Poole Bridge started life as a privately owned wooden bridge that was in place for 50 years from 1835. It had a steep gradient difficult for horse-drawn vehicles to negotiate.
The wooden bridge connected Poole to Hamworthy and was replaced in 1885 with an iron swing bridge structure.
Tolls were collected until 1926.
The Borough of Poole purchased the bridge and demolished it in 1926 to replace it with the lifting bridge we still have in place today, which was opened on 11 March 1927.
Poole Bridge lifts around 6,000 times a year. It provides a road link as part of the A350 and connects Poole town to the commercial port and ferry terminal.
In September 2016 the lifting bridge was cracked and worn out and repairs costing £4.2 million pounds took place. The bridge was closed for 16 months. Fortunately the Twin Sails Bridge was in place by then and could provide an optional route across Holes Bay when it was functioning.
The spectacular Twin Sails Bridge was completed in December 2011 and provided a second crossing of Poole Harbour as well as opening up a large brown-field site for development.

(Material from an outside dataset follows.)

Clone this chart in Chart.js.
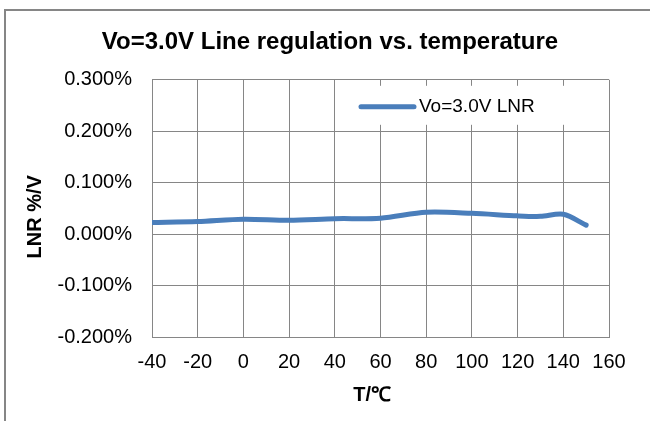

The bridge has an overall length of 139m including a central opening span of 23.4m and two fixed approach spans at each side.
The lifting span consists of two triangular-shaped deck units that each weighs 100 tonnes.
When lifted, the open bridge symbolises the sails of a yacht reflecting Poole’s maritime heritage.
The bridge is the world’s first triangular-leaf lifting bridge.
Since it was built Twin Sails has been dogged with problems including issues with its bearings, which had to be replaced. When out of service the bridge has to be left in the fully open position and is therefore closed to road traffic.
Twin Sails lifts around 6,000 times a year.